Other incredibly famous people one might normally see as “above” cable Christmas movies, or at least too early into their post-network series irrelevancy to consider doing one include Patti Labelle, Vanessa Williams, Kristin Davis, Rob Lowe, and Kiernan Shipka. As for the other famous people populating the Christmas airwaves this year: Kristen Chenoweth, Candace Cameron Bure, Keisha Knight Pulliam, Kim Fields, Rachel Leigh Cook, Tamera Mowry, Chad Michael Murray, Kathy Lee Gifford, and Jackée Harry. That’s a lot of famouses!

Emerging Trends: Horny Country Music Stars

There are exactly six movies featuring country music stars premiering this year. In Sweet Mountain Christmas, a blizzard derails a country music star during a visit to her bumbling hometown, where she falls in love with a sexy snowplow driver. In another, The Road Home For Christmas, rival country musicians fall in love on a sexy Christmastime road trip. There’s even a movie, Our Christmas Love Song, where a country musician is accused of plagiarism. She flees to her hometown to escape the press, where she falls into the arms of an “old flame.” (Remember what I said about “strong” women finding love in their hometowns?)

The most ridiculous of these examples, of course, is Hallmark’s Christmas at Dollywood, where a tour guide at country music star Dolly Parton’s sprawling fun land falls in love with the producer of the 20th Anniversary Smoky Mountain Christmas Festival. Meta!

Falling Trends: Horny Royals in Christmas Countries

Considering the popularity of Netflix’s The Christmas Prince and The Princess Switch, I expected more movies about horny Christmas royals to spring up on the cable networks. This was not so! In fact, neither Hallmark or Lifetime are producing royal-themed Christmas movies. The only movie in this genre is the Netflix sequel, A Christmas Prince: The Royal Baby. Unfortunately, it isn’t yet clear if Christmas movie audiences are bored of the genre or networks are afraid of the extremely competitive sub-category. Either way, I predict they will be all but extinct this time next year!

Something Feels Off About These Hanukkah Movies

There are three Hanukkah-“themed” Christmas movies premiering across Lifetime and Hallmark this year. In Holiday Date, a woman is left scrambling when her boyfriend breaks up with her before she heads home for Christmas. Her friend takes his place as her stand-in boyfriend. Wackiness ensues, according to Hallmark, when she discovers he’s actually Jewish and celebrating Hanukkah! Meanwhile, Double Holiday sees a woman who must scramble to throw a Hanukkah party for her corporate overlords with her “office rival.” In Mistletoe & Menorahs, a “toy company executive” has to read up on Hanukkah traditions so she can secure a “major account” with some different corporate overlords.
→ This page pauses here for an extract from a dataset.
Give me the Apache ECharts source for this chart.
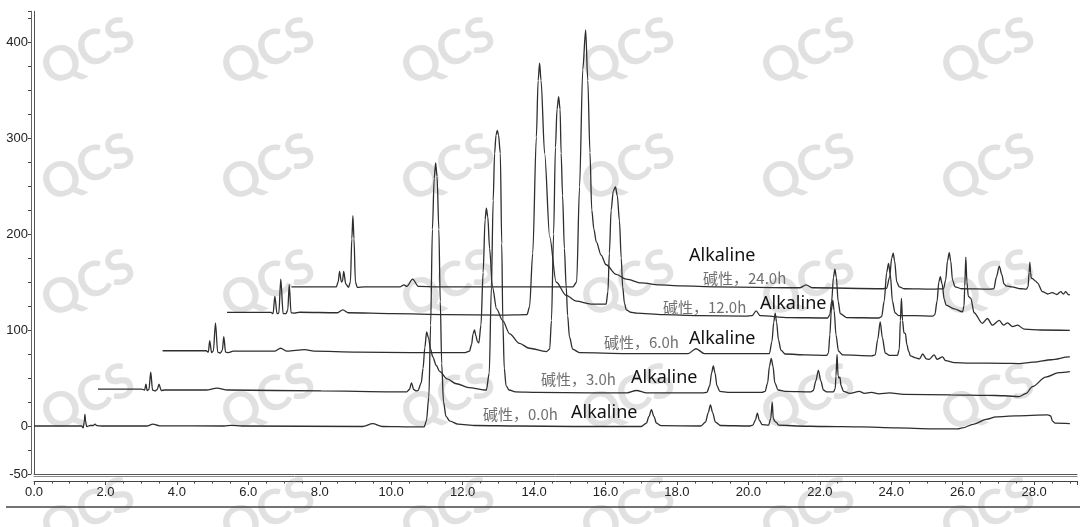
<!DOCTYPE html>
<html><head><meta charset="utf-8">
<script src="https://cdn.jsdelivr.net/npm/echarts@6/dist/echarts.min.js"></script>
<style>html,body{margin:0;padding:0;background:#fff}#c{width:1080px;height:527px}</style>
</head><body><div id="c"></div>
<script>
// ---- data (retention time in min, signal), as displayed with the stacked offsets ----
const trace0h = [[0,0],[1.0,0],[1.335,0],[1.376,-2],[1.406,4],[1.426,12],[1.446,4],[1.476,-0.5],[1.577,0.5],[1.658,0.5],[1.708,2],[1.758,0.3],[1.9,0],
[3.158,0],[3.329,2],[3.51,0.2],[5.323,0],[5.524,0.6],[5.827,0],[9.2,-0.5],[9.482,2.5],[9.754,-0.5],[10.56,-1],[10.922,-1],
[10.984,5],[11.054,30],[11.104,105],[11.154,205],[11.204,258],[11.244,274],[11.284,260],[11.334,205],[11.374,130],[11.414,65],[11.464,25],[11.534,10],[11.645,5],[11.868,2],[12.372,0.5],[13.58,0],[15.09,-0.5],[17.0,-0.5],
[17.146,3],[17.216,10],[17.286,17],[17.356,10],[17.426,3],[17.556,0.3],[18.666,0],
[18.798,4],[18.878,14],[18.938,22],[18.998,14],[19.078,4],[19.22,0.5],[20.025,0],
[20.126,1],[20.196,6],[20.251,13.5],[20.306,6],[20.386,1.5],[20.567,1],[20.627,8],[20.667,25],[20.697,8],[20.737,5],[20.777,4],[20.847,1],
[21.334,0],[22.14,-0.5],[23.147,-1],[24.154,-2],[25.161,-3],[25.866,-3],[25.987,-2],[26.319,2],[26.661,7],[26.934,9.5],[27.477,10.5],[28.383,11.5],[28.464,10.5],[28.514,5],[28.585,3],[29.0,2.5]];

const trace3h = [[1.79,38.5],[3.007,38.5],[3.098,37.5],[3.133,43.5],[3.168,37],[3.218,38],[3.268,56],[3.319,37.5],[3.389,36.5],[3.45,38],[3.5,43.5],[3.561,37],[3.661,37.5],[4.82,37.5],[5.122,39.5],[5.424,37.5],[8.042,36.5],[10.056,35.5],[10.438,35.5],[10.509,38],[10.569,45],[10.63,38],[10.7,36.5],[10.751,37],[10.841,45],[10.892,60],[10.942,82],[10.992,98],[11.043,92],[11.103,80],[11.164,72],[11.264,63],[11.355,57],[11.566,49],[11.828,44],[12.171,40],[12.664,37.5],
[12.745,55],[12.805,145],[12.855,235],[12.895,284],[12.935,303],[12.97,308],[13.005,303],[13.055,284],[13.095,190],[13.125,110],[13.166,60],[13.216,42],[13.297,37.5],[13.48,35.5],
[14.084,35],[15.594,34.5],[16.602,34.5],[16.863,37],[17.155,34.5],[18.716,34.5],[18.838,35],[18.918,42],[18.968,55],[19.018,62.5],[19.068,55],[19.119,42],[19.2,36],[19.421,35],[20.378,35],[20.468,36],[20.539,45],[20.589,62],[20.64,70.5],[20.69,62],[20.74,45],[20.831,37.5],[21.032,36],[21.737,35.5],[21.818,37],[21.888,47],[21.959,58],[22.029,47],[22.1,37.5],[22.19,35.5],[22.382,35.5],[22.432,39],[22.452,52],[22.482,74.5],[22.512,52],[22.533,50],[22.563,51],[22.593,42],[22.664,36],[22.845,34],[23.107,36],[23.248,34],[23.449,35],[23.651,33.5],[23.953,34.5],[24.356,33],[25.664,32.5],[26.671,32],[27.175,31.5],[27.578,30.5],[27.779,34],[27.951,41],[28.323,51],[28.695,55.5],[29.0,56.6]];

const trace6h = [[3.601,78.4],[4.82,78.4],[4.88,77],[4.92,89],[4.971,76.5],[5.021,78],[5.081,107.5],[5.142,77],[5.222,76],[5.273,79],[5.313,93],[5.363,77],[5.444,76.5],[5.575,78],[6.733,78],[6.904,81],[7.085,78],[7.579,79.5],[7.841,78],[9.049,77],[10.56,76.5],[12.07,76.5],[12.191,78],[12.251,85],[12.292,96],[12.332,100],[12.372,94],[12.412,88],[12.453,86.5],[12.513,105],[12.574,160],[12.629,215],[12.664,227],[12.704,218],[12.755,185],[12.835,145],[12.951,122],[13.117,110],[13.318,96],[13.59,86],[13.872,81],[14.346,77.5],
[14.437,80],[14.487,110],[14.547,200],[14.598,290],[14.643,330],[14.688,343],[14.728,330],[14.758,284],[14.798,240],[14.849,185],[14.899,145],[14.94,115],[14.99,93],[15.081,80],[15.272,76.5],[16.602,75.5],[18.313,75.5],[18.535,80.5],[18.767,75.5],[20.126,75.5],[20.589,75.5],[20.659,88],[20.71,108],[20.75,117.5],[20.79,108],[20.841,90],[20.911,79],[21.032,75],[21.637,74],[22.19,73.5],[22.241,76],[22.281,95],[22.321,120],[22.362,131],[22.402,120],[22.452,95],[22.523,78],[22.644,74],[23.449,73],[23.55,74],[23.62,90],[23.691,108.5],[23.751,92],[23.832,76],[23.953,73.5],[24.174,73.5],[24.225,80],[24.255,110],[24.285,133],[24.315,110],[24.355,97],[24.396,96.5],[24.436,85],[24.486,78],[24.537,73],[24.688,71],[24.789,70],[24.88,75],[24.98,70],[25.061,69.5],[25.202,74],[25.283,69.5],[25.434,72],[25.525,68],[25.767,66],[26.168,65.5],[27.175,65.3],[27.578,65],[27.981,66.5],[28.484,69],[28.977,72],[29.0,72.1]];

const trace12h = [[5.404,118.4],[6.632,118.4],[6.693,117],[6.743,135],[6.804,117],[6.854,117.5],[6.909,153],[6.975,117],[7.055,117],[7.105,121],[7.146,147.5],[7.196,118],[7.287,117.5],[7.438,118.5],[8.495,118],[8.646,121],[8.797,118],[10.056,117],[11.566,116],[13.077,115.5],[13.802,116],[13.873,124],[13.963,180],[14.064,301],[14.114,360],[14.155,378],[14.195,360],[14.296,284],[14.437,197],[14.618,150],[14.9,136],[15.182,130],[15.594,127],[16.017,127],[16.068,140],[16.108,180],[16.158,225],[16.219,245],[16.279,249],[16.33,240],[16.39,214],[16.44,175],[16.48,145],[16.531,128],[16.581,121],[16.702,118.5],[16.863,117.5],[17.608,116],[18.615,115],[19.925,114.5],[20.106,115],[20.217,120],[20.327,115],[21.133,113],[22.221,112.5],[22.281,116],[22.331,130],[22.382,155],[22.422,163.5],[22.462,155],[22.513,130],[22.573,117],[22.744,113],[23.651,112.5],[23.731,114],[23.802,130],[23.872,160],[23.923,169.5],[23.973,158],[24.033,130],[24.104,118],[24.205,115],[24.658,115],[25.161,114.5],[25.221,116],[25.282,130],[25.332,150],[25.372,155.5],[25.423,148],[25.483,132],[25.534,126],[25.765,122],[25.997,119],[26.037,125],[26.057,145],[26.087,176],[26.118,150],[26.158,135],[26.228,133],[26.319,118],[26.55,107],[26.691,112],[26.832,105],[27.023,110],[27.144,105],[27.255,107.5],[27.396,103.5],[27.537,105],[27.718,101],[28.182,100],[29.0,99.6]];

const trace24h = [[7.206,145],[8.465,145],[8.515,150],[8.555,161],[8.606,150],[8.636,151],[8.671,161],[8.727,148],[8.807,144.5],[8.858,150],[8.898,195],[8.928,219],[8.958,195],[8.999,150],[9.049,144.5],[9.25,145],[10.257,145],[10.358,147],[10.438,145.5],[10.6,153],[10.761,145.5],[11.264,145],[15.091,145],[15.192,150],[15.273,249],[15.363,371],[15.444,412.5],[15.504,360],[15.565,285],[15.615,225],[15.675,205],[15.741,192],[15.877,178],[16.017,168],[16.299,158],[16.581,153],[17.004,149],[17.508,147],[18.112,146],[19.119,145],[21.435,144],[21.616,147],[21.787,144],[23.751,143],[23.872,143.5],[23.953,155],[24.013,175],[24.054,180],[24.094,172],[24.154,150],[24.225,145],[24.356,143],[25.161,142.5],[25.463,143],[25.523,152],[25.574,172],[25.624,180.5],[25.664,172],[25.715,152],[25.785,145],[25.967,143],[26.772,142.5],[26.873,143],[26.943,155],[27.024,166.5],[27.094,158],[27.155,148],[27.215,146],[27.376,145],[27.628,143],[27.779,142.5],[27.829,145],[27.86,160],[27.88,170.5],[27.9,160],[27.92,154],[27.95,153.5],[28.041,151],[28.092,149],[28.233,140],[28.384,137.5],[28.505,139],[28.636,137],[28.747,140],[28.817,137.5],[28.888,140],[28.95,137],[29.0,136.5]];

const traceNames = ['碱性，0.0h', '碱性，3.0h', '碱性，6.0h', '碱性，12.0h', '碱性，24.0h'];
const englishLabel = 'Alkaline';
const yTickLabels = [-50, 0, 100, 200, 300, 400];
const watermarkText = 'QCS';

// ---- layout / style ----
const traces = [trace0h, trace3h, trace6h, trace12h, trace24h];
const annotLayout = [
  {cn: [483, 414], en: [571, 413]},
  {cn: [541, 379], en: [631, 378]},
  {cn: [604, 342], en: [689, 339]},
  {cn: [663, 307], en: [760, 304]},
  {cn: [703, 278], en: [689, 256]}
];
const axisFont = "'Liberation Sans Narrow','Liberation Sans',Arial,sans-serif";
const wmCols = [88, 268, 448, 628, 808, 988];
const wmRows = [52, 168, 284, 398, 512];

const graphic = [];
wmRows.forEach(y => wmCols.forEach(x => {
  graphic.push({type: 'text', x: x, y: y, rotation: 0.44, z: -5, silent: true,
    style: {text: watermarkText, fill: '#e1e1e1', font: "bold 48px Lato, 'Open Sans', sans-serif", align: 'center', verticalAlign: 'middle'}});
}));
traceNames.forEach((name, i) => {
  const L = annotLayout[i];
  graphic.push({type: 'text', x: L.cn[0], y: L.cn[1], z: 50,
    style: {text: name, fill: '#707070', font: "15px 'Noto Sans CJK SC', sans-serif", align: 'left', verticalAlign: 'middle'}});
  graphic.push({type: 'text', x: L.en[0], y: L.en[1], z: 50,
    style: {text: englishLabel, fill: '#111', font: "18px 'Noto Sans', 'Open Sans', sans-serif", align: 'left', verticalAlign: 'middle'}});
});
graphic.push({type: 'line', z: 50, shape: {x1: 6, y1: 507, x2: 1080, y2: 507}, style: {stroke: '#444', lineWidth: 1.5}});

const xMin = 0, xMax = 29.2, yMin = -50, yMax = 432;
const chart = echarts.init(document.getElementById('c'));
chart.setOption({
  animation: false,
  backgroundColor: '#fff',
  grid: {left: 34, right: 2, top: 11.3, bottom: 53},
  xAxis: [
    {type: 'value', min: xMin, max: xMax, position: 'bottom', axisLine: {show: true, onZero: false, lineStyle: {color: '#555', width: 1}}, axisTick: {show: false}, axisLabel: {show: false}, splitLine: {show: false}},
    {type: 'value', min: xMin, max: xMax, position: 'bottom', offset: 2, axisLine: {show: true, onZero: false, lineStyle: {color: '#888', width: 1}}, axisTick: {show: false}, axisLabel: {show: false}, splitLine: {show: false}},
    {type: 'value', min: xMin, max: xMax, interval: 2, position: 'bottom', offset: 7,
      axisLine: {show: true, onZero: false, lineStyle: {color: '#444', width: 1}},
      axisTick: {show: true, length: 4, lineStyle: {color: '#444'}},
      minorTick: {show: true, splitNumber: 4, length: 2.5, lineStyle: {color: '#444'}},
      axisLabel: {margin: 5, color: '#222', fontSize: 13, fontFamily: axisFont, formatter: v => (Math.abs(v % 2) < 1e-9 ? v.toFixed(1) : '')},
      splitLine: {show: false}}
  ],
  yAxis: [
    {type: 'value', min: yMin, max: yMax, position: 'left', axisLine: {show: true, onZero: false, lineStyle: {color: '#555', width: 1}}, axisTick: {show: false}, axisLabel: {show: false}, splitLine: {show: false}},
    {type: 'value', min: yMin, max: yMax, interval: 25, position: 'left', offset: 3,
      axisLine: {show: true, onZero: false, lineStyle: {color: '#666', width: 1}},
      axisTick: {show: true, length: 3, lineStyle: {color: '#444'}},
      axisLabel: {margin: 3, color: '#222', fontSize: 13, fontFamily: axisFont, formatter: v => (yTickLabels.includes(v) ? String(v) : '')},
      splitLine: {show: false}}
  ],
  graphic: graphic,
  series: traces.map((d, i) => ({
    name: traceNames[i], type: 'line', data: d, xAxisIndex: 0, yAxisIndex: 0,
    showSymbol: false, symbol: 'none', smooth: 0.3, smoothMonotone: 'x', z: 5,
    lineStyle: {color: '#2e2e2e', width: 1.3}
  }))
});
</script></body></html>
In all three films, Hanukkah is employed as the “scary, disruptive” experience for the characters, each having to deal with the “wackiness” that ensues when they encounter people who don’t celebrate Christmas. I’d also like to hone in on the fact that two of the three Christmas movies take place in corporate offices, and in one, a woman must learn about Hanukkah to impress some executives at a toy company. Exactly how many Jewish people worked on these films, and how many executives green-lit Mistletoe & Menorahs?


Collecting this data made me want to write my own Christmas movie. Lifetime, Hallmark, if you’re listening, here’s my pitch: A young blogger goes on a reporting assignment to a remote hot chocolate brewing competition in rural Vermont. There, she runs into her ex, a renowned journalist for the New York Times, who is trying to profile the same, elusive chocolatier she’s attempting to track down. In the process, she falls for his charming, enigmatic son, only to find out in the climactic twist that the chocolatier is her long-lost father, who left her mother before she was born.

And while this experience mostly caused me a series of increasingly complex stress dreams, in which my Christmas souvenir shop was at threat of closing because the hot executive wanted to make it a cupcake store slash tanning salon, it was also illuminating! Just like the enigmatic blogger, who learns through brother-fucking and chocolate the true meaning of Christmas; I learned that Christmas—like anything else in our lives—is just a medium through which writers channel their sexual frustrations, petty grievances, and fantasies. Like Lord of the Rings adjacent fantasy stories, where elves and wizards battle primordial entities hell bent on the destruction of the planet; or spy movies, where the buff English actor has to dodge some sexy lasers or else the nuclear bomb will explode!

It’s also interesting to imagine some future iteration of our civilization finding the Hallmark Christmas movie archive. I wonder what they might think this holiday actually was, long after Jesus, his manger, and the Happy Honda Days sales event have been forgotten. Maybe space colonies on Mars will stage annual “Hallmark” festivals, where young colonists dress up in traditional 21st century peacoats and scarves, sort of like Renaissance Festivals or the Dickens Fair.